_Exercise objective_: Count lines, not occurrences: give the number of lines holding the word "this", and nothing besides.

_Supplied material_:
....
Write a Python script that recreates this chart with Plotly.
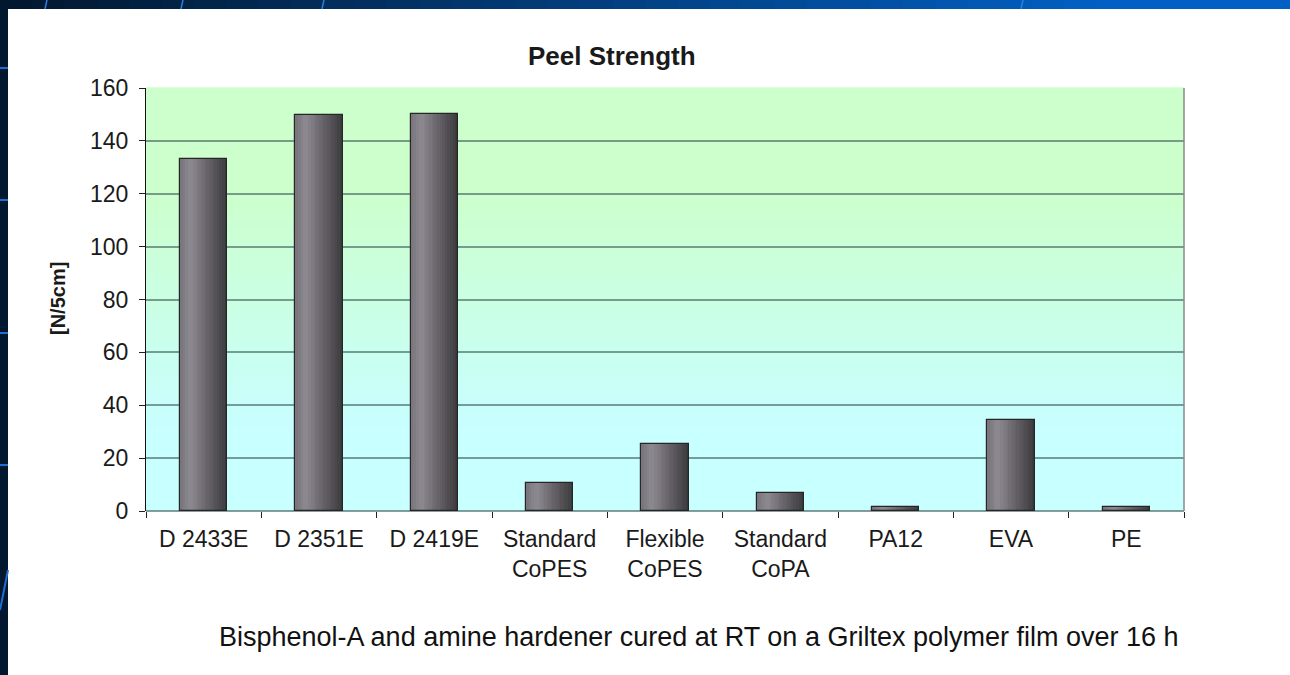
....
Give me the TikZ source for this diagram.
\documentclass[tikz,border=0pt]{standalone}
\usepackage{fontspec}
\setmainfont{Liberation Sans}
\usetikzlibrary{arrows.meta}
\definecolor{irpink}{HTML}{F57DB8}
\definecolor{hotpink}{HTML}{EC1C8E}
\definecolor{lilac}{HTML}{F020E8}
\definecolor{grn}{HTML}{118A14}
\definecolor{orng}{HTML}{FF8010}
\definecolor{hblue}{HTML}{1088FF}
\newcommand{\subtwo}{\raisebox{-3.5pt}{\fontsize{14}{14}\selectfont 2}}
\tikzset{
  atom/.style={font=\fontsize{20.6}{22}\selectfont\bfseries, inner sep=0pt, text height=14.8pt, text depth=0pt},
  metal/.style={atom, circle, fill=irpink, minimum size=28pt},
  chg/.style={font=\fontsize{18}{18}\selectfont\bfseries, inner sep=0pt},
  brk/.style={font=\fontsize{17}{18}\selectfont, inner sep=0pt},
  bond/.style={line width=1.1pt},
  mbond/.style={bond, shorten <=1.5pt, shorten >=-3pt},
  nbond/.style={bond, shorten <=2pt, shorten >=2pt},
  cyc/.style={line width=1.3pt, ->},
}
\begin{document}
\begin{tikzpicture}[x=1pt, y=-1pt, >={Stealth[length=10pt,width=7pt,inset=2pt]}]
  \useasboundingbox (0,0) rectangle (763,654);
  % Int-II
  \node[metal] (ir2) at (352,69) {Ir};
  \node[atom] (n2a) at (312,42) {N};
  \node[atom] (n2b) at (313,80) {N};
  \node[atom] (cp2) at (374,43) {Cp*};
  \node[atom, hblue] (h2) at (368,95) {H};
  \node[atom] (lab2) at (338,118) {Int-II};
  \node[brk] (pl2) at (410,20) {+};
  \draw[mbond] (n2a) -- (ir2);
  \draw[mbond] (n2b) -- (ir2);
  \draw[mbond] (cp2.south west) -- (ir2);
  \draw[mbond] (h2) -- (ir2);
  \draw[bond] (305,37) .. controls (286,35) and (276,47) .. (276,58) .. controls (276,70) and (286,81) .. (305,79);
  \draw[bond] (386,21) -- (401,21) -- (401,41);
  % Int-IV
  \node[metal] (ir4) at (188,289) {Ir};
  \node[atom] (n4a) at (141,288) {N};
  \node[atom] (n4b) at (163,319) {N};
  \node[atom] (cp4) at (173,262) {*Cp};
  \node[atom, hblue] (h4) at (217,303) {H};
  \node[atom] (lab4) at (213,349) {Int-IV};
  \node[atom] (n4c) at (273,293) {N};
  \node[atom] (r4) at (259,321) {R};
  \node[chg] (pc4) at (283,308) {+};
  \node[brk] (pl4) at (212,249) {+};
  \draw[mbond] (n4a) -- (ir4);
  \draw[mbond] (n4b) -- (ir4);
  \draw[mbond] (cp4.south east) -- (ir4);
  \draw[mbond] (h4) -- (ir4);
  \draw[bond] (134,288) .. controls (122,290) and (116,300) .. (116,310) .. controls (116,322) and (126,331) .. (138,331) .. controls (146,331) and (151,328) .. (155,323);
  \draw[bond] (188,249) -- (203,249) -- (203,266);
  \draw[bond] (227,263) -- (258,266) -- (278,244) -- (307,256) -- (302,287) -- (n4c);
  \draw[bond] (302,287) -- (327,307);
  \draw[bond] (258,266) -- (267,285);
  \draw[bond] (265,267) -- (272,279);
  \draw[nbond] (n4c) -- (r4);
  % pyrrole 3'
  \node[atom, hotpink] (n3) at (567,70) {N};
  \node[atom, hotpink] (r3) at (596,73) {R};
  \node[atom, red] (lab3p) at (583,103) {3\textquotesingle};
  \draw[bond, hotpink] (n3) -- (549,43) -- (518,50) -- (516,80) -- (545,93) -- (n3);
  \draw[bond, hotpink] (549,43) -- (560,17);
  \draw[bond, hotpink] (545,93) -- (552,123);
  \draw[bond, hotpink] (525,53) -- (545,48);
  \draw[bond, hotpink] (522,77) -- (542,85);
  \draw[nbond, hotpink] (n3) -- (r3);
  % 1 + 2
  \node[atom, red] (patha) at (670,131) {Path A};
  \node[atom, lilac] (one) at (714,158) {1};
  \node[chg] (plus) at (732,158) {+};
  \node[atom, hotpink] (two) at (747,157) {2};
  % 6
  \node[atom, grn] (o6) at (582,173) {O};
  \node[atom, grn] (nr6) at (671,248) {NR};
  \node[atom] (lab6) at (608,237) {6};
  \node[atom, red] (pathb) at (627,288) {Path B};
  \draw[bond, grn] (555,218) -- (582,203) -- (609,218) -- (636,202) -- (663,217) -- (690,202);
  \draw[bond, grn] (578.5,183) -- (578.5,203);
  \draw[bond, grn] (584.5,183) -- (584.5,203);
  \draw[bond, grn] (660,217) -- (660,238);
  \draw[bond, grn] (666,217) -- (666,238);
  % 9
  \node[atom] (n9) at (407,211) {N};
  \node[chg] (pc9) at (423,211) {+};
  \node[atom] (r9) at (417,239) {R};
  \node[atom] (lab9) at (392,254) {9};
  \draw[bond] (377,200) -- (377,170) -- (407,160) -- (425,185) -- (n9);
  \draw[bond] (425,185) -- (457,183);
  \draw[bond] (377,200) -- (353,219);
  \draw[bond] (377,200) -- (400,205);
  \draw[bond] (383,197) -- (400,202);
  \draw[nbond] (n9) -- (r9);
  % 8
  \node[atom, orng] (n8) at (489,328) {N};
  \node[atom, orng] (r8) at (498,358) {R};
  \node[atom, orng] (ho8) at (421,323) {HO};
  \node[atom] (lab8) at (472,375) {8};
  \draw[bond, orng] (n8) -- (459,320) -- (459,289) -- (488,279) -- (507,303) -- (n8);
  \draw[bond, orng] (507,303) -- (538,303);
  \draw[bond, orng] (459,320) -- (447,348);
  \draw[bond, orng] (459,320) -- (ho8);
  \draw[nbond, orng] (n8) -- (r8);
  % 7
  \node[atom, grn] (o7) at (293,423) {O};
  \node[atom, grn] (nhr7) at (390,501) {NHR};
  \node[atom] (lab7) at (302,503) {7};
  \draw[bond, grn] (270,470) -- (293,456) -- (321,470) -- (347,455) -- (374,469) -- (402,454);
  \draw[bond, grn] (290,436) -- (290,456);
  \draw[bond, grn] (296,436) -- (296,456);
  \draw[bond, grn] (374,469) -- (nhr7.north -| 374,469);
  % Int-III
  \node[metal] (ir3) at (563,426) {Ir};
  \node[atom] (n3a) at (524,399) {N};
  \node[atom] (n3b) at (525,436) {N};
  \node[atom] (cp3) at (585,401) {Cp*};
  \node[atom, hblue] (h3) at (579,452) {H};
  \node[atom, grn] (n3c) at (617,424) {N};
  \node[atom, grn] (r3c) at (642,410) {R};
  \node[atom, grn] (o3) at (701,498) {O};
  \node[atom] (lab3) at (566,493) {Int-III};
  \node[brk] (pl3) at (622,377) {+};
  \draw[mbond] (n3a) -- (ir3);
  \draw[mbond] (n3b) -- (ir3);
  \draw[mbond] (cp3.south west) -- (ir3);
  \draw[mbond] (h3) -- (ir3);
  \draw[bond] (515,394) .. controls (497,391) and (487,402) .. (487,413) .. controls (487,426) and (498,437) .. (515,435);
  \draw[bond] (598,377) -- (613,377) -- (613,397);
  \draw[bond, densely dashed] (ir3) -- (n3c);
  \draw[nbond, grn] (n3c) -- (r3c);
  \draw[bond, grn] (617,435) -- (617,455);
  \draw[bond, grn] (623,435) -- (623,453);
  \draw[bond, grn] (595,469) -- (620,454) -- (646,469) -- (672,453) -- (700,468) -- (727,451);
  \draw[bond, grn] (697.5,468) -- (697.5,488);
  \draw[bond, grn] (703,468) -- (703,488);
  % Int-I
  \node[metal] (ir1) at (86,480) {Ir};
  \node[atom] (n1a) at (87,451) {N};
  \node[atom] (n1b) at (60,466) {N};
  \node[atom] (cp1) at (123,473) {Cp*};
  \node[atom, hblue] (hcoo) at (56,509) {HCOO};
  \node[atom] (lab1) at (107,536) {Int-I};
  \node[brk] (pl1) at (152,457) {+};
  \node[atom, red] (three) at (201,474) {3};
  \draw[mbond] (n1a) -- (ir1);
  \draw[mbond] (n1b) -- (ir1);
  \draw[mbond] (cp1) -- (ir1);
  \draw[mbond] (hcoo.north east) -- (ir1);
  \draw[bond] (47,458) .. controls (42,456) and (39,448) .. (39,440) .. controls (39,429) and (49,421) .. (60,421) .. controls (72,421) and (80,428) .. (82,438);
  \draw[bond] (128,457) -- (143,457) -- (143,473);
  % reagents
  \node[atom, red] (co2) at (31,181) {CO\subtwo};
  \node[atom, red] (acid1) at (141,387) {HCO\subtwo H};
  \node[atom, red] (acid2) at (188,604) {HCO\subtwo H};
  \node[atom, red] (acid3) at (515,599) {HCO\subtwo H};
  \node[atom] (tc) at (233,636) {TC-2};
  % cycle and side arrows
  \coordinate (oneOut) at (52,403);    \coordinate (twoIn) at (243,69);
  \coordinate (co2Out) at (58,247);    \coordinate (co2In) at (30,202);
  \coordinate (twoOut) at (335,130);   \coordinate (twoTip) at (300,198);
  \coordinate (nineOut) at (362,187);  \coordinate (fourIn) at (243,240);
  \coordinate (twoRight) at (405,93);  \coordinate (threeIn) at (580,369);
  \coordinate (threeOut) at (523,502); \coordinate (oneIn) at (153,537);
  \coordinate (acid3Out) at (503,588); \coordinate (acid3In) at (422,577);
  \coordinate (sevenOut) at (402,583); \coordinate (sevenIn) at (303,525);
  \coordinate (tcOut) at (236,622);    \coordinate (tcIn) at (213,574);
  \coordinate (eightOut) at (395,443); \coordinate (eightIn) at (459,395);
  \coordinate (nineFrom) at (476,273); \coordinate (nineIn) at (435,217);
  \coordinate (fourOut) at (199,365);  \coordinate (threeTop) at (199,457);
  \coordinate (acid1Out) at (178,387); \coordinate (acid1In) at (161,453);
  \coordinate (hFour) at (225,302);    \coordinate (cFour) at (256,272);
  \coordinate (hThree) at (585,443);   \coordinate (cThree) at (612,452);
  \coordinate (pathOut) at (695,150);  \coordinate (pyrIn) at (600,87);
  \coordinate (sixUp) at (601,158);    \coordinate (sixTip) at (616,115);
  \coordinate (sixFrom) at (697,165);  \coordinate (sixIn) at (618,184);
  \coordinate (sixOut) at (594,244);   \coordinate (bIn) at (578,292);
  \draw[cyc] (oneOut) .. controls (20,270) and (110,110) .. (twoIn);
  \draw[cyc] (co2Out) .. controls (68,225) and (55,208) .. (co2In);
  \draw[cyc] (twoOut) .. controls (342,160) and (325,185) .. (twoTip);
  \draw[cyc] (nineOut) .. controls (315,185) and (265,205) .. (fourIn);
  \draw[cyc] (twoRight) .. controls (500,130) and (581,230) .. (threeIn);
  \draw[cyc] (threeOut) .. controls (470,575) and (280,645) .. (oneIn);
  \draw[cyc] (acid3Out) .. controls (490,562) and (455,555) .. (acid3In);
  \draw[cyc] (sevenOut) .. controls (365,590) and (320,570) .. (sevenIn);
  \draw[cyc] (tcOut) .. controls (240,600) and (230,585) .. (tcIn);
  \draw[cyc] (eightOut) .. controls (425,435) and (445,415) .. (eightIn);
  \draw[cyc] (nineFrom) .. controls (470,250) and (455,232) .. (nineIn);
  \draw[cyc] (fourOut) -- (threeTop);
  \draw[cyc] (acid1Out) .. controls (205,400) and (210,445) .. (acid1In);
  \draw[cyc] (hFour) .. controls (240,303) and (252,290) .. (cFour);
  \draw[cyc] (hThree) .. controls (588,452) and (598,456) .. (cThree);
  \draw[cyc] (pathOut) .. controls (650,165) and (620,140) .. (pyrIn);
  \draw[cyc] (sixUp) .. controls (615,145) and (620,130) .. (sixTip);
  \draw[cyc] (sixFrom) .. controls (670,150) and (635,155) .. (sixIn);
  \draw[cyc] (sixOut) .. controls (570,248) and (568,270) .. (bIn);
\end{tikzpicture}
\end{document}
....
_Correct answer_: 2